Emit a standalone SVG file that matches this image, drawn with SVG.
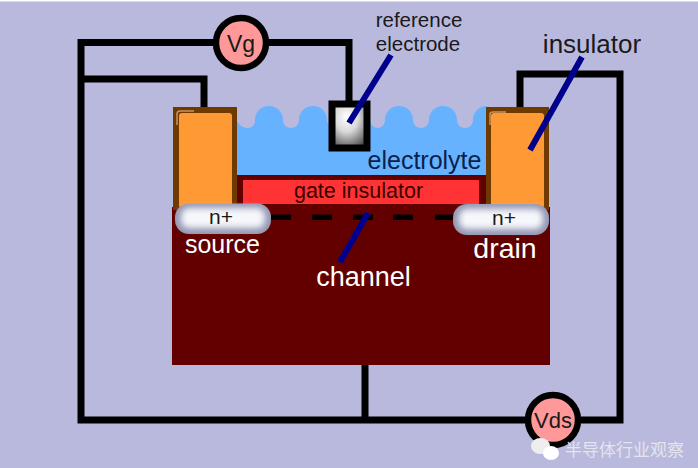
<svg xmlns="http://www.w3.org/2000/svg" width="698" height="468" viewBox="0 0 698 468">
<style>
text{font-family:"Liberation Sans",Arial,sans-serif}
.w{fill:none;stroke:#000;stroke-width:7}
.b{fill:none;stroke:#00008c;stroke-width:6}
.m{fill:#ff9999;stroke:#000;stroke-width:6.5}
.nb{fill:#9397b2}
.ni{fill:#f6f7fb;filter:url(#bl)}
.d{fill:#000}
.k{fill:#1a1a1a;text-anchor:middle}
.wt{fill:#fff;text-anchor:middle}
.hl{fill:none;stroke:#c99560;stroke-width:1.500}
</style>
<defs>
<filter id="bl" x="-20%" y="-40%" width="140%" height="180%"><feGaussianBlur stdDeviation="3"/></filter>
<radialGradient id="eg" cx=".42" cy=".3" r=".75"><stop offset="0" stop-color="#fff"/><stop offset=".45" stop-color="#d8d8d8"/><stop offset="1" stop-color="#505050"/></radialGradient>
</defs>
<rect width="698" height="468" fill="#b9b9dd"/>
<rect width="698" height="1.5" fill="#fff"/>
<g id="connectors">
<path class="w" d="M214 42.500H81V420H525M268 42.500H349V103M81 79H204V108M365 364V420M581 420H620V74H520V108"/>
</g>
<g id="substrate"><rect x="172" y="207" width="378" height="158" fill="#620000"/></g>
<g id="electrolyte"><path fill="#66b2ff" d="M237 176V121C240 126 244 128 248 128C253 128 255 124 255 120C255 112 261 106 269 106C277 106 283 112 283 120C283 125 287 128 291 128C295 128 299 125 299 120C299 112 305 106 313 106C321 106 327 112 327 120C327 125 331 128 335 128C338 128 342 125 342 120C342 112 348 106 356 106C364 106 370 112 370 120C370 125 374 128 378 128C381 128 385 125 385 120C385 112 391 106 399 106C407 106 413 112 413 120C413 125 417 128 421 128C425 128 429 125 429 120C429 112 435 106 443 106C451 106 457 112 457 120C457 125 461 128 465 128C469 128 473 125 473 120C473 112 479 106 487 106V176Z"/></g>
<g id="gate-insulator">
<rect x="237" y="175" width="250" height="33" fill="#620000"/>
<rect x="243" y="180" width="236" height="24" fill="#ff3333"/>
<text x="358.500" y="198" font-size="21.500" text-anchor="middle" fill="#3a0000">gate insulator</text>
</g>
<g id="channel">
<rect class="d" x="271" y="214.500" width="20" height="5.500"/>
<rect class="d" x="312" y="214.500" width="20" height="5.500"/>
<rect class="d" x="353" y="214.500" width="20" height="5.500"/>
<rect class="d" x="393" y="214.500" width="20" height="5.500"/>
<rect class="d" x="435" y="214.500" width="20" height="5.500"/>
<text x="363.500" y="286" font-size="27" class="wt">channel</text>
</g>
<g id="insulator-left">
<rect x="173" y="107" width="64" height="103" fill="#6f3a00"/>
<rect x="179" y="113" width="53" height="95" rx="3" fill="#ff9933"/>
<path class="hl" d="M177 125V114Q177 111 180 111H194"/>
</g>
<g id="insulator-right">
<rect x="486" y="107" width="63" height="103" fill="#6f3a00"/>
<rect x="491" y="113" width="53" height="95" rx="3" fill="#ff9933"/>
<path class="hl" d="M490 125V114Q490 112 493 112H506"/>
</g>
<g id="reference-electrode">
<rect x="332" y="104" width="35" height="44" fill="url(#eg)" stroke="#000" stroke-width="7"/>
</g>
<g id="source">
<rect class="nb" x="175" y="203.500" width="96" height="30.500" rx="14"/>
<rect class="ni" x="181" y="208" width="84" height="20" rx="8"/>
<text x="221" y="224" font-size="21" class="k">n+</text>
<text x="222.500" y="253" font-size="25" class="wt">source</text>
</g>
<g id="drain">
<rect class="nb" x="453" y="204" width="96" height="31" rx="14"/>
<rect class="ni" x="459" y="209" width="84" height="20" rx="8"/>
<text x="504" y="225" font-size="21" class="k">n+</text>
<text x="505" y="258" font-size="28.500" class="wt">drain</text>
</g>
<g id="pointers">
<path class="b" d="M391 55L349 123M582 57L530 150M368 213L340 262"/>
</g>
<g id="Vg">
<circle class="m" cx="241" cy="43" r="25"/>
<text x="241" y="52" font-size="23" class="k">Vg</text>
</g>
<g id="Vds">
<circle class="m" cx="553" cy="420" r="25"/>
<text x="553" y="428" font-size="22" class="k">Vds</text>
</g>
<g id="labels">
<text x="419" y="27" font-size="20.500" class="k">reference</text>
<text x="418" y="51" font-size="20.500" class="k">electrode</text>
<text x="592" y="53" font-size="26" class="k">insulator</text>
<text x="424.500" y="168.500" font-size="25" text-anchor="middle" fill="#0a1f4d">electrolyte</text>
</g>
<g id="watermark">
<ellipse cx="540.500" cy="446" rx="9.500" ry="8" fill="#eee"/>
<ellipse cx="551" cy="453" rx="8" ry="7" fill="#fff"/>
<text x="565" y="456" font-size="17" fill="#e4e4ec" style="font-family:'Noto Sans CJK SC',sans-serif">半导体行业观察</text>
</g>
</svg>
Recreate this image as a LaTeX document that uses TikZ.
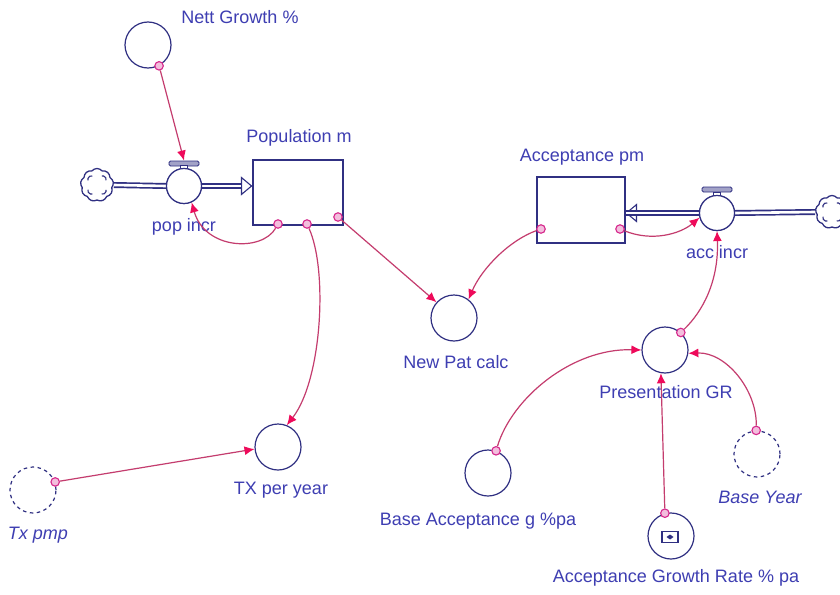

# # #

Gather up the lines containing the word "that" from these records and copy them.

Result of the task:
Emit a standalone SVG file that matches this image, drawn with SVG.
Recreate this image as a LaTeX document that uses TikZ.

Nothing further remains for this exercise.